One night, after a really bad date and a few too many glasses of wine, Claire gives in to temptation and lets Noah seduce her. That’s when the real fun begins. After Claire rejects Noah’s further advances, his transformation from hunk to psychopath happens almost instantaneously. What starts with double entendres like “I really love your mother’s cookies” & “It got real wet over here” quickly escalates to full-blown murder. Along the way we are treated to typical movie-psycho behavior: stalking, hacking email accounts, cutting people’s brakes, etc.
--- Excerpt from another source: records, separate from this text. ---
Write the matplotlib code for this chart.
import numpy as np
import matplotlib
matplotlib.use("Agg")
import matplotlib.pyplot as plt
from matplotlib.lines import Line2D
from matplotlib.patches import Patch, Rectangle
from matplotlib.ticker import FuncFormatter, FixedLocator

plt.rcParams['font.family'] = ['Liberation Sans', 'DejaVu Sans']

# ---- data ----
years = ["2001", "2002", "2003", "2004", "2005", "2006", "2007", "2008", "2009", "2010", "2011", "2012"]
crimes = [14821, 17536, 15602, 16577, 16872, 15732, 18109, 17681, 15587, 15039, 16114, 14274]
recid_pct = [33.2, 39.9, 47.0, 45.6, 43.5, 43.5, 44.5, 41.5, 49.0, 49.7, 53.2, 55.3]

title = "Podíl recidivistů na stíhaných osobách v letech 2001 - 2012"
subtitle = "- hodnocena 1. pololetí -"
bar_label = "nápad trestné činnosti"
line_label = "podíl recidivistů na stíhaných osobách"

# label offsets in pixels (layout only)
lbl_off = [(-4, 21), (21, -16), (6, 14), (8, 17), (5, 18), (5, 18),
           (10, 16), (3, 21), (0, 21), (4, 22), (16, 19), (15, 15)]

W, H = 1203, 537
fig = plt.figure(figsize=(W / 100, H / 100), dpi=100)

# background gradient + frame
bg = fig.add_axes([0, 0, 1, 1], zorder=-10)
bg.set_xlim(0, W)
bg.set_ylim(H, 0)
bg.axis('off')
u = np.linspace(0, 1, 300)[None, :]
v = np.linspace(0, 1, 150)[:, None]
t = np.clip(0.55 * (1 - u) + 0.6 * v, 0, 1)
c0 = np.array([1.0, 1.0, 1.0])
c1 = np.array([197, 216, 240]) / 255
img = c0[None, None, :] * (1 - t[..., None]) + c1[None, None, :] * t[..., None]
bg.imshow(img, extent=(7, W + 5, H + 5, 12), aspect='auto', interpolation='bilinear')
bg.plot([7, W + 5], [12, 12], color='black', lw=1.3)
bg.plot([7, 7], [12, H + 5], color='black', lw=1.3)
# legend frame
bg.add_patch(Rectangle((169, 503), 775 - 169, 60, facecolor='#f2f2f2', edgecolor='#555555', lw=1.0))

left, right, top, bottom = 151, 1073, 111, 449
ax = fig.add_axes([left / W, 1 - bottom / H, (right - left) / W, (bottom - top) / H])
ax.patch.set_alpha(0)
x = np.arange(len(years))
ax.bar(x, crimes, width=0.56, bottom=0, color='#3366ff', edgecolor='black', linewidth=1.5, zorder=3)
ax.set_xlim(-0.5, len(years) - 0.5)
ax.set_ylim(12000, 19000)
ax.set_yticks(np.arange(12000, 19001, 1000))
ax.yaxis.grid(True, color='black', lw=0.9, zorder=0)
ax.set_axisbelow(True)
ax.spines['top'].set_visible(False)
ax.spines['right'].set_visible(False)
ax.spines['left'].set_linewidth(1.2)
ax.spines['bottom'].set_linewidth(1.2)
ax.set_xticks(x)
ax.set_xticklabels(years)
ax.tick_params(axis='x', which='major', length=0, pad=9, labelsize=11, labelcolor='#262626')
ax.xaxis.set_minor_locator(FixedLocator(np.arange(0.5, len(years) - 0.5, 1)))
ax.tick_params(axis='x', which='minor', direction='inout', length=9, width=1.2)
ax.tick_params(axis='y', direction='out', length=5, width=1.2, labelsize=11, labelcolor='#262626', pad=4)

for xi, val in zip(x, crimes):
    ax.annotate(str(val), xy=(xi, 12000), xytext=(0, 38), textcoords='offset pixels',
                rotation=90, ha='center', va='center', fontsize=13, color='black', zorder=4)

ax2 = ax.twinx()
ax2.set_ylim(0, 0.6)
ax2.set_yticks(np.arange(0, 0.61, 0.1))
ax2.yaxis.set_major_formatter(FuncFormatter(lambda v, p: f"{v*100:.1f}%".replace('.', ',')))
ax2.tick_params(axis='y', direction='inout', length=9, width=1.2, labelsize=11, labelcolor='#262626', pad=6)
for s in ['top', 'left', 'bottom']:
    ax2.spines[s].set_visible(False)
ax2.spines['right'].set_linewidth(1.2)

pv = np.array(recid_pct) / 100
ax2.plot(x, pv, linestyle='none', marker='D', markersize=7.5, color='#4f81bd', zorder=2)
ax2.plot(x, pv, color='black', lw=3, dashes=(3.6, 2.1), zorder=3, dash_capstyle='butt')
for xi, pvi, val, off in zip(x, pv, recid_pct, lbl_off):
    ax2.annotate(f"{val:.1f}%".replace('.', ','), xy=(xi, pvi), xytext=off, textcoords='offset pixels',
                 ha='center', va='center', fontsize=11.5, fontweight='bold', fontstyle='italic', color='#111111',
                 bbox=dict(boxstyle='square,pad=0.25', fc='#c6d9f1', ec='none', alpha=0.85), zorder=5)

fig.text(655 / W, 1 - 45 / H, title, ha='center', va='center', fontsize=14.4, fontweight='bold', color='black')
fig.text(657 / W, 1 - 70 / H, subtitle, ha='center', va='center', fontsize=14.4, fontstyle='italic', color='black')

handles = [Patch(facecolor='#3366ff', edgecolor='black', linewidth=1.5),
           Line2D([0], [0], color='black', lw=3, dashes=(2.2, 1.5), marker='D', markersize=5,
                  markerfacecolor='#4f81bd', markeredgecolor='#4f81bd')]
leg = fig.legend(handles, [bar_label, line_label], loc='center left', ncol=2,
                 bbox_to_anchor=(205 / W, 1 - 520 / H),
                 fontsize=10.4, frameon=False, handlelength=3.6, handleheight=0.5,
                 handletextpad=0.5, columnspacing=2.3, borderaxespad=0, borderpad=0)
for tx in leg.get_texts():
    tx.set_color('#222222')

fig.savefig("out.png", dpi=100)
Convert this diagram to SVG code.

This all leads to an absurd third act involving arson & eyeballs that approaches the high camp that could have made the film a true cult classic if there were only more of it.

Jennifer Lopez does the best she can with what she’s given but she alone can’t save the movie from coming across like a really crappy rehash of Fatal Attraction. There are lots of unintentionally funny moments, but the film doesn’t truly embrace its own badness until the last twenty minutes. The Boy Next Door isn’t going to be on any critic’s top ten list this year, but for fans of camp it is a trashy, highly entertaining mess.